Public data is everywhere, collected by government agencies, advocacy groups, news organizations and an ever-expanding set of specialty sites. But that data is in too many different locations to easily search. The Accountability Project cuts across these data silos and gives journalists and the public a simple way to search huge volumes of public data about people and organizations.
So far, we’ve acquired, standardized and uploaded hundreds of databases, accounting for more than 1.5 billion records. The data has been used by journalists across the country to identify patterns and draw connections between people and organizations.
The goal of TAP was to provide research data to newsrooms and researchers that might otherwise not have access to such data. We have worked with several nonprofit newsrooms to help them with investigations using TAP data, including stories about dark money, nonprofits and health care.
We have nearly 20,000 unique users with more than 400 sign-ups for the data that requires a logon. Because the site is free, it is difficult for us to track how individual searches generate stories, but anecdotally, users say it is a valuable resource.
TAP is built on Amazon cloud technologies: an EC2 web server, a Postgres Amazon RDS database, as well as an Elasticsearch account with [elastic.co](https://elastic.co). Our data is stored as a data lake, with only a subset of fields as native Postgres columns. The full data is kept in JSONB.
The website itself is built with Django, and an administrative tool allows contributors to tag and standardize the data fields, including names, addresses, dates, and other key fields. The search pages are built using Svelte.js.
The data is split into entities and transactions. Names and addresses are searched in Elasticsearch and transactions are stored in PostgresSQL.
Data is tested on a staging site, so we can check that search results work as intended before publishing to the live site.
Many of the TAP’s databases required filing open records requests or extracting data from documents. Reviewing hundreds of data sets with a scrappy crew of fellows and data journalists has meant a lot of hard work to gather, check, and add the data to the site. To help keep things organized and on track, we keep a log of every database from request to upload, including the name of the person responsible for it. We’re software agnostic, as long as users can create a reproducible workflow or script, but most of the data processing is done in R or Python.
Context about the project:
We took on what seemed like an impossible task.

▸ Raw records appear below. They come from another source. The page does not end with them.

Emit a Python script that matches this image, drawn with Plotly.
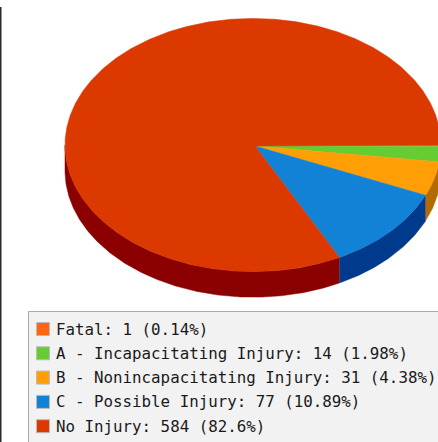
import numpy as np
import plotly.graph_objects as go

# Injury severity counts
categories = ["Fatal", "A - Incapacitating Injury", "B - Nonincapacitating Injury",
              "C - Possible Injury", "No Injury"]
counts = [1, 14, 31, 77, 584]
top_colors = ["#FF6611", "#66CC33", "#FF9F05", "#1282D6", "#DC3900"]
side_colors = ["#993300", "#336600", "#B36B00", "#003A8C", "#8B0000"]

W, H = 438, 442
CX, CY, RX, RY, DEPTH = 253, 145, 188, 126.6, 25.6
APEX_X, APEX_Y = 255, 146

fig = go.Figure()

total = sum(counts)
edges = np.concatenate([[0], np.cumsum(counts)]) / total * 2 * np.pi


def arc(a0, a1):
    t = np.linspace(a0, a1, max(3, int((a1 - a0) * 120)))
    return CX + RX * np.cos(t), CY + RY * np.sin(t)


def polygon(x, y, color):
    fig.add_trace(go.Scatter(x=x, y=y, mode="lines", fill="toself", fillcolor=color,
                             line=dict(color=color, width=0.5), hoverinfo="skip",
                             showlegend=False))


# Extruded wall: only the part of each slice facing the viewer
for i in range(len(counts)):
    a0, a1 = edges[i], min(edges[i + 1], np.pi)
    if a1 > a0:
        x, y = arc(a0, a1)
        polygon(np.r_[x, x[::-1]], np.r_[y, y[::-1] + DEPTH], side_colors[i])

# Top face of the pie
for i in range(len(counts)):
    x, y = arc(edges[i], edges[i + 1])
    polygon(np.r_[APEX_X, x, APEX_X], np.r_[APEX_Y, y, APEX_Y], top_colors[i])

shapes = [
    # Rule along the left side of the page
    dict(type="rect", x0=0, x1=1.5, y0=7, y1=H, fillcolor="#2a2a2a", line_width=0),
    # Legend panel
    dict(type="rect", x0=28.5, x1=H + 20, y0=311.5, y1=H + 20, fillcolor="#F2F2F2",
         line=dict(color="#AAAAAA", width=1)),
]
annotations = []
for i, (name, n) in enumerate(zip(categories, counts)):
    row_y = 329 + i * 24.3
    shapes.append(dict(type="rect", x0=36.5, x1=49.5, y0=row_y - 6.5, y1=row_y + 6.5,
                       fillcolor=top_colors[i], line=dict(color="#BBBBBB", width=1)))
    annotations.append(dict(x=55, y=row_y, xref="x", yref="y", xanchor="left", yanchor="middle",
                            showarrow=False, align="left", borderpad=0,
                            text=f"{name}: {n} ({round(n / total * 100, 2):g}%)",
                            font=dict(family="DejaVu Sans Mono", size=15.8, color="#1a1a1a")))

fig.update_layout(
    width=W, height=H, margin=dict(l=0, r=0, t=0, b=0),
    paper_bgcolor="white", plot_bgcolor="white",
    xaxis=dict(range=[0, W], visible=False, fixedrange=True),
    yaxis=dict(range=[H, 0], visible=False, fixedrange=True),
    shapes=shapes, annotations=annotations,
)
fig.write_html("out.html", config={"displayModeBar": False})
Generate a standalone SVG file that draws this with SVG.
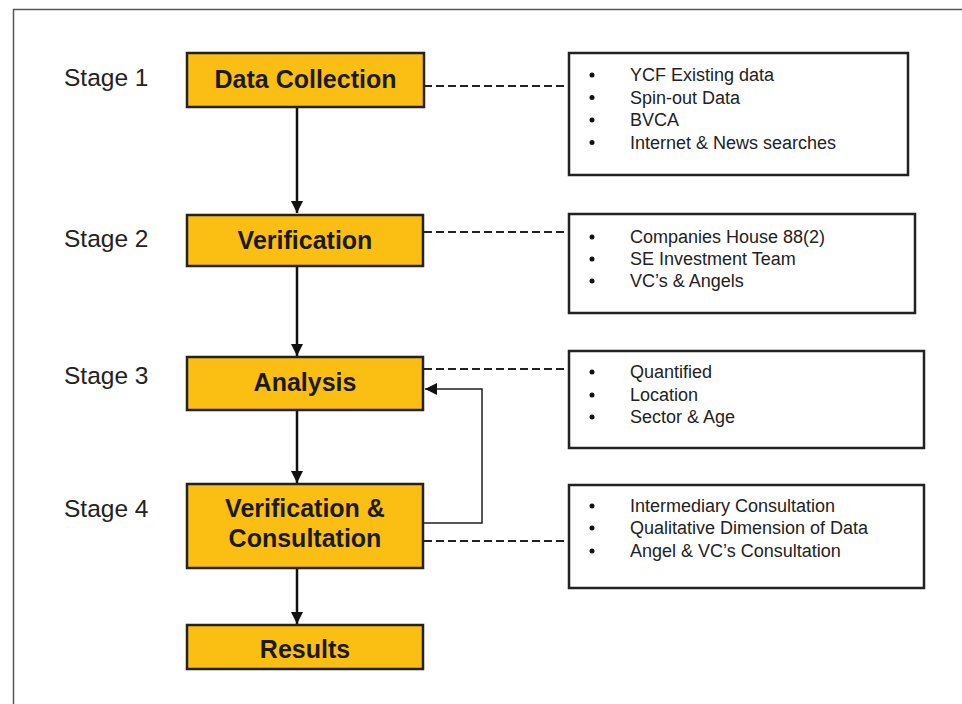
<svg xmlns="http://www.w3.org/2000/svg" width="962" height="704" viewBox="0 0 962 704">
<style>
.stage{font-family:"Liberation Sans",Arial,sans-serif;font-size:24.5px;fill:#222}
.box{fill:#FBBF14;stroke:#222;stroke-width:2.5}
.btxt{font-family:"Liberation Sans",Arial,sans-serif;font-size:25px;font-weight:bold;fill:#1a1a1a;text-anchor:middle}
.note{fill:#fff;stroke:#222;stroke-width:2.5}
.ntxt{font-family:"Liberation Sans",Arial,sans-serif;font-size:18px;fill:#222}
.dot{fill:#111}
.flow{stroke:#111;stroke-width:2.5;fill:none}
.dash{stroke:#222;stroke-width:2.2;stroke-dasharray:8,4;fill:none}
.fb{stroke:#222;stroke-width:1.5;fill:none}
</style>
<defs>
<marker id="ah" viewBox="0 0 10 10" refX="10" refY="5" markerWidth="5" markerHeight="5" markerUnits="strokeWidth" orient="auto">
<path d="M0,0 L10,5 L0,10 Z" fill="#111"/>
</marker>
<marker id="ahs" viewBox="0 0 10 10" refX="10" refY="5" markerWidth="8" markerHeight="8" markerUnits="strokeWidth" orient="auto">
<path d="M0,0 L10,5 L0,10 Z" fill="#111"/>
</marker>
</defs>
<rect x="13.5" y="9.5" width="960" height="700" fill="#fff" stroke="#555" stroke-width="1.5"/>
<g id="labels">
<text class="stage" x="64" y="86">Stage 1</text>
<text class="stage" x="64" y="247">Stage 2</text>
<text class="stage" x="64" y="384">Stage 3</text>
<text class="stage" x="64" y="517">Stage 4</text>
</g>
<g id="connectors">
<line class="flow" x1="297" y1="107" x2="297" y2="213" marker-end="url(#ah)"/>
<line class="flow" x1="297" y1="266" x2="297" y2="356" marker-end="url(#ah)"/>
<line class="flow" x1="297" y1="410" x2="297" y2="483" marker-end="url(#ah)"/>
<line class="flow" x1="297" y1="568" x2="297" y2="624" marker-end="url(#ah)"/>
<path class="fb" d="M424,523 H482 V389 H425" marker-end="url(#ahs)"/>
<line class="dash" x1="424" y1="86" x2="569" y2="86"/>
<line class="dash" x1="424" y1="232" x2="569" y2="232"/>
<line class="dash" x1="424" y1="369" x2="569" y2="369"/>
<line class="dash" x1="424" y1="541" x2="569" y2="541"/>
</g>
<g id="n1"><rect class="box" x="187" y="53" width="237" height="54"/><text class="btxt" x="305.5" y="88">Data Collection</text></g>
<g id="n2"><rect class="box" x="187" y="215" width="236" height="51"/><text class="btxt" x="305" y="249">Verification</text></g>
<g id="n3"><rect class="box" x="187" y="357" width="236" height="53"/><text class="btxt" x="305" y="391">Analysis</text></g>
<g id="n4"><rect class="box" x="187" y="484" width="236" height="84"/><text class="btxt" x="305" y="517">Verification &amp;</text><text class="btxt" x="305" y="547">Consultation</text></g>
<g id="n5"><rect class="box" x="187" y="625" width="236" height="44"/><text class="btxt" x="305" y="658">Results</text></g>
<g id="note1">
<rect class="note" x="569" y="53" width="339" height="122"/>
<circle class="dot" cx="592" cy="75" r="2.5"/><text class="ntxt" x="630" y="81">YCF Existing data</text>
<circle class="dot" cx="592" cy="97.5" r="2.5"/><text class="ntxt" x="630" y="103.5">Spin-out Data</text>
<circle class="dot" cx="592" cy="120" r="2.5"/><text class="ntxt" x="630" y="126">BVCA</text>
<circle class="dot" cx="592" cy="142.5" r="2.5"/><text class="ntxt" x="630" y="148.5">Internet &amp; News searches</text>
</g>
<g id="note2">
<rect class="note" x="569" y="214" width="346" height="99"/>
<circle class="dot" cx="592" cy="237" r="2.5"/><text class="ntxt" x="630" y="243">Companies House 88(2)</text>
<circle class="dot" cx="592" cy="259" r="2.5"/><text class="ntxt" x="630" y="265">SE Investment Team</text>
<circle class="dot" cx="592" cy="281" r="2.5"/><text class="ntxt" x="630" y="287">VC’s &amp; Angels</text>
</g>
<g id="note3">
<rect class="note" x="569" y="351" width="355" height="97"/>
<circle class="dot" cx="592" cy="372" r="2.5"/><text class="ntxt" x="630" y="378">Quantified</text>
<circle class="dot" cx="592" cy="395" r="2.5"/><text class="ntxt" x="630" y="401">Location</text>
<circle class="dot" cx="592" cy="417" r="2.5"/><text class="ntxt" x="630" y="423">Sector &amp; Age</text>
</g>
<g id="note4">
<rect class="note" x="569" y="485" width="355" height="103"/>
<circle class="dot" cx="592" cy="506" r="2.5"/><text class="ntxt" x="630" y="512">Intermediary Consultation</text>
<circle class="dot" cx="592" cy="528" r="2.5"/><text class="ntxt" x="630" y="534">Qualitative Dimension of Data</text>
<circle class="dot" cx="592" cy="551" r="2.5"/><text class="ntxt" x="630" y="557">Angel &amp; VC’s Consultation</text>
</g>
</svg>
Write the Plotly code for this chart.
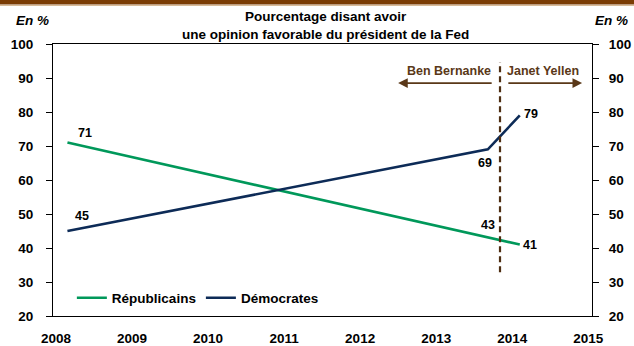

Every stage of this project offered unique challenges. At the onset, we needed to develop a shared vision for The Accountability Project among our team, mapping out an ambitious but manageable path for what we could realistically build with our resources and timeline.
Every TAP data set originated in a different format and under different open records laws. Very few of the data sets we included were readily available online. We had to write scraping tools to pull data from government websites and even, in some cases, documents. We faced long negotiations with some agencies over access or excessive fees.
Once we acquired the data, the team had to develop creative solutions to scraping and standardizing hundreds of different data sets.
Now that CPI has taken over TAP, we are seeking ways to connect with local newsrooms who often lack research resources. We’re exploring new opportunities and partnerships that could help expose more journalists to The Accountability Project and establish it as a go-to tool for reporters.
At the same time, we plan to add new features to the site, including geographical searches and the ability for users to run their own data against what is on the site. We’re also planning to conduct more user experience research to get a better understanding of how people use the site and how we can improve its functionality.
What can other journalists learn from this project?
TAP was built to help journalists find stories they can’t find any other way. Users will be able to discover relationships between people, addresses and companies, political groups, nonprofits and other entities that they wouldn’t have noticed otherwise because they weren’t previously searchable from one place.
We hope our experience in developing the tool also can serve to help others interested in taking on similar projects.
1. Research what else is available. What does your project do that is unique? Find people and organizations that you can partner with instead of recreating the wheel.
2. Understand and communicate your shared vision from the outset.
3. Plan for the long, long term. If you want your project to live for a long time, make sure you have a sustainability plan to keep it going. It likely will take longer than you anticipate to launch. We’ve watched plenty of well-intentioned search projects die a slow death from lack of funding because it’s hard to find long-term support. We’re working to lower our operating costs, but also taking steps to make sure the data we’ve gathered helps others.
4. Use a structured workflow. Even if your workflow changes, it will keep everyone on the same page in the direction of success.
5. Have fun. Projects like this are an incredible amount of work. If you can’t have some enjoyment doing them, your product will not be as effective.